Sentiment: Strong Sell
Chicky, you sound like every trader, every CNBC guest and others, with the "this time it's different" mantra. You know what? It's really never different. A parabolic move from just under 1400 to over 1500 in only 23 trading days (yes, it's true), is mostly short covering. Yes, hedge funds and others joined the party, but from here the risks are to the downside, not the upside.
That's not being negative, that's being realistic. So you know, I only trade individual stocks, both long and short. Nothing changes, you're long the better fundamentals and charts, and you're short the stocks that should be sold short. Can this market go to 1560 and match the all time highs? Sure it can. Markets overshoot both up and down.
There's no rationalizing a four year bull market, that has suddenly gone parabolic in the last 23 trading days, with no 10% correction in over a year, maybe two. I read Zero hedge, and every article I have time to read, both bullish and bearish, because it's important to understand both arguments.

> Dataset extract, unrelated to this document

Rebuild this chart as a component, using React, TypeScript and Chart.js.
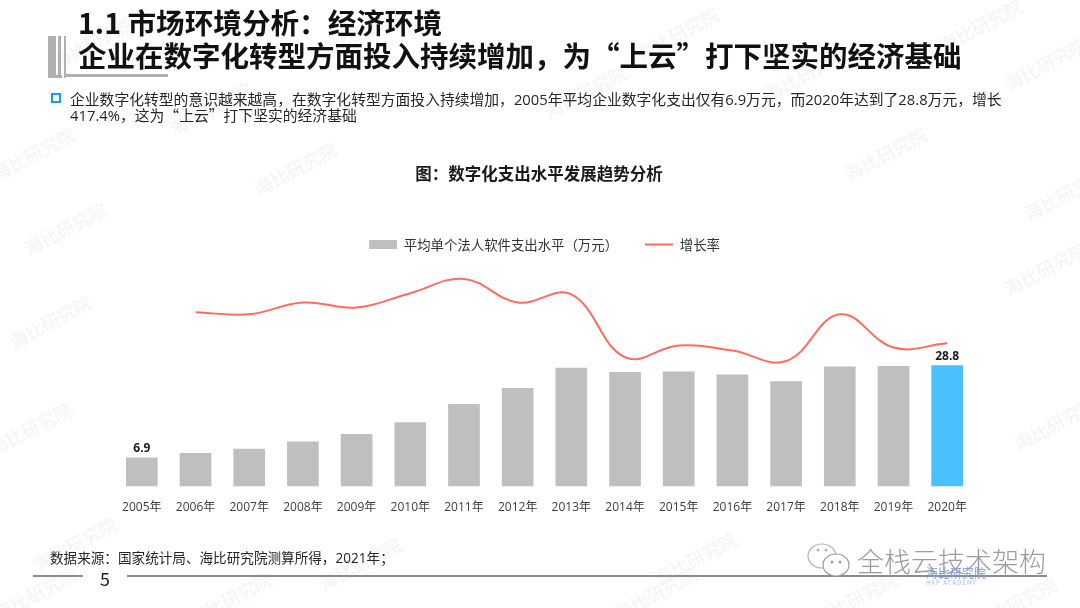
import React, { useEffect, useRef } from "react";
import { Chart, registerables } from "chart.js";

Chart.register(...registerables);

const years = ["2005年","2006年","2007年","2008年","2009年","2010年","2011年","2012年","2013年","2014年","2015年","2016年","2017年","2018年","2019年","2020年"];
const spending = [6.9,7.95,9.0,10.7,12.5,15.3,19.6,23.4,28.2,27.2,27.3,26.6,25.0,28.5,28.6,28.8];
const growth = [null,41.4,40.9,43.7,42.5,45.9,49.3,43.7,45.6,30.7,33.5,32.3,29.8,40.9,33.0,34.0];
const labelledYears = ["2005年","2020年"];
const barColors = ["#BFBFBF","#BFBFBF","#BFBFBF","#BFBFBF","#BFBFBF","#BFBFBF","#BFBFBF","#BFBFBF","#BFBFBF","#BFBFBF","#BFBFBF","#BFBFBF","#BFBFBF","#BFBFBF","#BFBFBF","#4BBFFF"];
const marks = [[88,38],[352,30],[672,30],[975,22],[205,105],[580,88],[800,70],[1040,60],[28,150],[290,165],[880,150],[1060,190],[45,318],[60,225],[1040,265],[25,425],[1050,420],[70,540],[30,590],[355,560],[650,590],[690,555],[1010,600],[225,595],[850,595]];

const FONT = '"Noto Sans CJK SC", "Noto Sans", sans-serif';
const NUMFONT = '"Open Sans", "Noto Sans CJK SC", sans-serif';

const valueLabels = {
  id: "valueLabels",
  afterLayout(chart: any) {
    chart.titleBlock.left -= 11;
  },
  afterDatasetsDraw(chart: any) {
    const meta = chart.getDatasetMeta(0);
    const { ctx } = chart;
    ctx.save();
    ctx.font = "bold 12px " + NUMFONT;
    ctx.fillStyle = "#1a1a1a";
    ctx.textAlign = "center";
    ctx.textBaseline = "bottom";
    meta.data.forEach((bar: any, i: number) => {
      if (labelledYears.includes(years[i])) ctx.fillText(String(spending[i]), bar.x, bar.y - 3);
    });
    ctx.restore();
  },
};

const abs = (left: number, top: number, extra: React.CSSProperties = {}): React.CSSProperties => ({
  position: "absolute", left, top, whiteSpace: "nowrap", fontFamily: FONT, ...extra,
});

export default function App() {
  const ref = useRef<HTMLCanvasElement>(null);
  useEffect(() => {
    const chart = new Chart(ref.current!, {
      type: "bar",
      data: {
        labels: years,
        datasets: [
          { type: "bar", label: "平均单个法人软件支出水平（万元）", data: spending, backgroundColor: barColors, barPercentage: 0.59, categoryPercentage: 1, yAxisID: "y", order: 2, pointStyle: "rect" },
          { type: "line", label: "增长率", data: growth, borderColor: "#FF6B5F", backgroundColor: "#FF6B5F", borderWidth: 2, pointRadius: 0, tension: 0.4, yAxisID: "y1", order: 1, clip: false, pointStyle: "line", spanGaps: false },
        ],
      } as any,
      options: {
        animation: false,
        responsive: false,
        layout: { padding: { left: 115, right: 106, top: 164, bottom: 87 } },
        plugins: {
          title: { display: true, text: "图：数字化支出水平发展趋势分析", color: "#1a1a1a", font: { family: FONT, size: 16.5, weight: "bold" }, padding: { top: 0, bottom: 27 } },
          legend: {
            display: true, position: "top",
            labels: { usePointStyle: true, pointStyleWidth: 28, boxHeight: 9, color: "#333333", font: { family: FONT, size: 13.4 }, padding: 27, sort: (a: any, b: any) => a.datasetIndex - b.datasetIndex },
          },
          tooltip: { enabled: false },
        },
        scales: {
          x: { grid: { display: false }, border: { display: false }, ticks: { color: "#404040", font: { family: NUMFONT, size: 12 }, padding: 6, maxRotation: 0, autoSkip: false } },
          y: { display: false, min: 0, max: 53.5 },
          y1: { display: false, min: 0, max: 53.5 },
        },
      } as any,
      plugins: [valueLabels],
    });
    return () => chart.destroy();
  }, []);

  return (
    <div style={{ position: "absolute", left: 0, top: 0, width: 1080, height: 608, background: "#fff", overflow: "hidden" }}>
      {marks.map(([x, y], i) => (
        <span key={i} style={abs(x - 40, y - 10, { fontSize: 18, color: "#F1F4F9", transform: "rotate(-28deg)" })}>海比研究院</span>
      ))}
      <canvas ref={ref} width={1080} height={608} style={{ position: "absolute", left: 0, top: 0 }} />
      <div style={abs(48, 36, { width: 8, height: 42, background: "#B0B0B0" })} />
      <div style={abs(58, 36, { width: 3, height: 42, background: "#B0B0B0" })} />
      <div style={abs(64, 36, { width: 2, height: 42, background: "#B0B0B0" })} />
      <div style={abs(48, 75, { width: 14, height: 3, background: "#B0B0B0" })} />
      <div style={abs(64, 74, { width: 104, height: 3, background: "#B0B0B0" })} />
      <div style={abs(78, 4, { fontSize: 28.6, fontWeight: 700, color: "#111", lineHeight: "36px" })}>1.1 市场环境分析：经济环境</div>
      <div style={abs(78, 37, { fontSize: 28.5, fontWeight: 700, color: "#111", lineHeight: "36px" })}>企业在数字化转型方面投入持续增加，为“上云”打下坚实的经济基础</div>
      <div style={abs(51, 93, { width: 6, height: 6, border: "2px solid #1E9BE8" })} />
      <div style={abs(70, 91, { fontSize: 14.8, color: "#262626", lineHeight: "16px", fontFamily: NUMFONT })}>企业数字化转型的意识越来越高，在数字化转型方面投入持续增加，2005年平均企业数字化支出仅有6.9万元，而2020年达到了28.8万元，增长</div>
      <div style={abs(70, 107, { fontSize: 14.8, color: "#262626", lineHeight: "16px", fontFamily: NUMFONT })}>417.4%，这为<span style={{ fontFamily: FONT }}>“上云”</span>打下坚实的经济基础</div>
      <div style={abs(50, 550, { fontSize: 13.6, color: "#262626", lineHeight: "16px", fontFamily: NUMFONT })}>数据来源：国家统计局、海比研究院测算所得，2021年；</div>
      <div style={abs(33, 575, { width: 50, height: 1.5, background: "#8c8c8c" })} />
      <div style={abs(127, 575, { width: 920, height: 1.5, background: "#8c8c8c" })} />
      <div style={abs(100, 566, { fontSize: 18, color: "#222", lineHeight: "24px" })}>5</div>
      <svg style={{ position: "absolute", left: 806, top: 541 }} width="46" height="40" viewBox="0 0 46 40">
        <ellipse cx="16" cy="15" rx="14" ry="12" fill="#fff" stroke="#b5b5b5" strokeWidth="1.2" />
        <ellipse cx="30" cy="24" rx="13" ry="11" fill="#fff" stroke="#9a9a9a" strokeWidth="1.2" />
        <circle cx="12" cy="9" r="1.5" fill="#b5b5b5" /><circle cx="20" cy="9" r="1.5" fill="#b5b5b5" />
        <circle cx="26" cy="21" r="1.5" fill="#9a9a9a" /><circle cx="34" cy="21" r="1.5" fill="#9a9a9a" />
      </svg>
      <div style={abs(857, 544, { fontSize: 27, color: "#9c9c9c", lineHeight: "34px", fontWeight: 300 })}>全栈云技术架构</div>
      <div style={abs(926, 566, { fontSize: 12, color: "#7B9CDB", lineHeight: "14px" })}>海比研究院</div>
      <div style={abs(926, 579, { fontSize: 6, color: "#A9BCE3", lineHeight: "8px", letterSpacing: 1 })}>HAP ACADEMY</div>
    </div>
  );
}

Finally, I would look for churn at this level for awhile. They purposely wanted to close the indices over 14,000 and 1500, so that the dip buyers (and there will be many) will support the market at those levels. But churn means that the smart money will sell and take their profits at these levels. At 666 it was fear.......At 1500+ and more, it's called greed.
Jen, I'm saying this time it's the same. Strong market breadth , strong inflows, reasonable valuations, and a continuing recovery from what may have well been generational lows. If I sound like cnbc yapping heads it's coincidental... I don't watch. There's enough noise in my head without it.
I 'll hope to be positioned for the periodic downdrafts, but this is a rising tide and its important not not find reasons to deny the message of the tape.
A lot has changed since 2000. Today much more stocks are purchased with ETFs and less individual stock buying. There are stocks going up now that should not. This is the third stock market bubble since 1995. Just another bubble ready to bust.